Un prototipo de esta «Enciclopedia», en versión simplificada, fue fabricado bajo la supervisión de su creadora en el Parque de Artillería de Ferrol. Pesaba 4,5 kg y estaba hecho de bronce, madera y zinc. Sin duda, materiales caros que impedían su explotación comercial (una versión de este prototipo puede verse hoy en el Museo Nacional de Ciencia y Tecnología de La Coruña). Algo que, no obstante, sí debieron de considerar viable los cerebros norteamericanos porque en 1970 le ofrecieron a la maestra leonesa explotar comercialmente su invento en el país del millón de ricos. Algo a lo que Ángela Ruiz Robles no puso atención, porque quería que los beneficiarios de su lúcida cabeza fueran los hijos de Isabel la Católica y no los de George Washington. Cierto es que a Ángela Ruiz Robles se le reconocieron en vida, con medallas, condecoraciones y diversas distinciones sus hallazgos y desvelos, pero...

Hubo posteriormente un intento por parte del Instituto Técnico de Especialistas en Mecánica Aplicada S. A. (ITEMESA) de fabricar una tirada de 10.000 unidades de aquella «enciclopedia», esta vez en acero y plástico. Se pondrían a la venta por un precio de entre 50 y 75 pesetas, algo asequible para la clase media española del momento.
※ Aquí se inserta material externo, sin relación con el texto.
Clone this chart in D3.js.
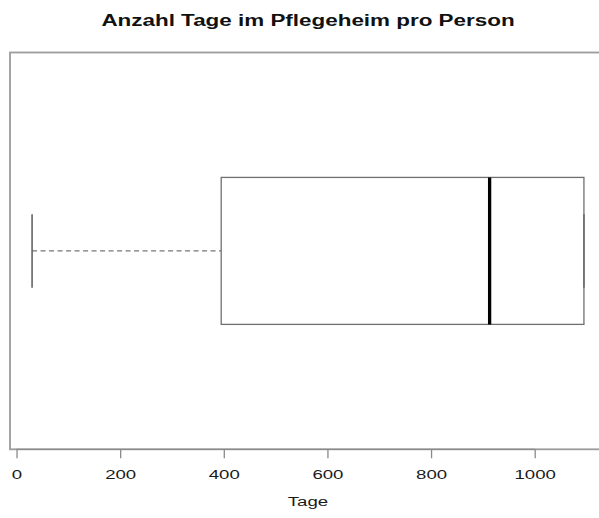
<!DOCTYPE html>
<html>
<head>
<meta charset="utf-8">
<script src="https://cdn.jsdelivr.net/npm/d3@7"></script>
<style>
  html, body { margin: 0; padding: 0; background: #fff; }
  svg { display: block; }
  text { font-family: "Liberation Sans", Arial, Helvetica, sans-serif; }
</style>
</head>
<body>
<svg id="chart" width="599" height="518"></svg>
<script>
// Five-number summary of days spent in the nursing home per person
const statNames = ["untererWhisker", "q1", "median", "q3", "obererWhisker"];
const statValues = [30, 395, 913, 1095, 1095];
const tickValues = [0, 200, 400, 600, 800, 1000];
const titleText = "Anzahl Tage im Pflegeheim pro Person";
const xLabel = "Tage";

const stats = Object.fromEntries(statNames.map((n, i) => [n, statValues[i]]));

const plot = { left: 10, right: 606, top: 52.5, bottom: 449.3 };
const sx = 1.32;      // horizontal stretch of title glyphs
const sxTick = 1.38;  // horizontal stretch of axis glyphs

const svg = d3.select("#chart");

// Axis range: data range padded by 4% on each side
const lo = d3.min(statValues), hi = d3.max(statValues);
const pad = (hi - lo) * 0.04;
const x = d3.scaleLinear().domain([lo - pad, hi + pad]).range([plot.left, plot.right]);
const y = d3.scaleLinear().domain([0.46, 1.54]).range([plot.bottom, plot.top]);

const boxHalf = 0.2, stapleHalf = 0.1, pos = 1;

// Whisker (dashed) from lower whisker to box
svg.append("line")
  .attr("x1", x(stats.untererWhisker)).attr("x2", x(stats.q1))
  .attr("y1", y(pos)).attr("y2", y(pos))
  .attr("stroke", "#777").attr("stroke-width", 1.3)
  .attr("stroke-dasharray", "5,3.5");

// Staples
[stats.untererWhisker, stats.obererWhisker].forEach(v => {
  svg.append("line")
    .attr("x1", x(v)).attr("x2", x(v))
    .attr("y1", y(pos - stapleHalf)).attr("y2", y(pos + stapleHalf))
    .attr("stroke", "#5a5a5a").attr("stroke-width", 1.5);
});

// Box
svg.append("rect")
  .attr("x", x(stats.q1)).attr("y", y(pos + boxHalf))
  .attr("width", x(stats.q3) - x(stats.q1))
  .attr("height", y(pos - boxHalf) - y(pos + boxHalf))
  .attr("fill", "none").attr("stroke", "#707070").attr("stroke-width", 1.3);

// Median
svg.append("line")
  .attr("x1", x(stats.median)).attr("x2", x(stats.median))
  .attr("y1", y(pos + boxHalf)).attr("y2", y(pos - boxHalf))
  .attr("stroke", "#000").attr("stroke-width", 3.3);

// Plot frame
svg.append("rect")
  .attr("x", plot.left).attr("y", plot.top)
  .attr("width", plot.right - plot.left).attr("height", plot.bottom - plot.top)
  .attr("fill", "none").attr("stroke", "#9c9c9c").attr("stroke-width", 1.8);

// Bottom axis
const axis = svg.append("g")
  .attr("transform", `translate(0,${plot.bottom})`)
  .call(d3.axisBottom(x).tickValues(tickValues).tickSize(9).tickFormat(d3.format("d")));
axis.select(".domain")
  .attr("d", `M${x(tickValues[0])},0H${x(tickValues[tickValues.length - 1])}`)
  .attr("stroke", "#8a8a8a").attr("stroke-width", 1.3);
axis.selectAll(".tick line").attr("stroke", "#8a8a8a").attr("stroke-width", 1.3);
axis.selectAll(".tick text")
  .attr("dy", null).attr("y", 29.7)
  .attr("font-size", 13.5)
  .attr("fill", "#1a1a1a")
  .attr("transform", `scale(${sxTick},1)`);

const cx = (plot.left + plot.right) / 2;

// Axis title
svg.append("text")
  .attr("transform", `translate(${cx},506) scale(${sxTick},1)`)
  .attr("text-anchor", "middle")
  .attr("font-size", 13.5).attr("fill", "#1a1a1a")
  .text(xLabel);

// Chart title
svg.append("text")
  .attr("transform", `translate(${cx},26) scale(${sx},1)`)
  .attr("text-anchor", "middle")
  .attr("font-size", 17).attr("font-weight", "bold").attr("fill", "#111")
  .text(titleText);
</script>
</body>
</html>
Pero para poder llevarlo a cabo había que apoquinar por delante 100.000 pesetillas del ala, cantidad que la maestra leonesa no podía proveer y que ningún Jeff Bezos patrio supo intuir como el gran invento que era.

Por cierto, cuentan que, por vía paterno putativa, e l dueño de Amazon también desciende de un pueblo casi fronterizo con la tierra leonesa. ¿Será una broma del destino?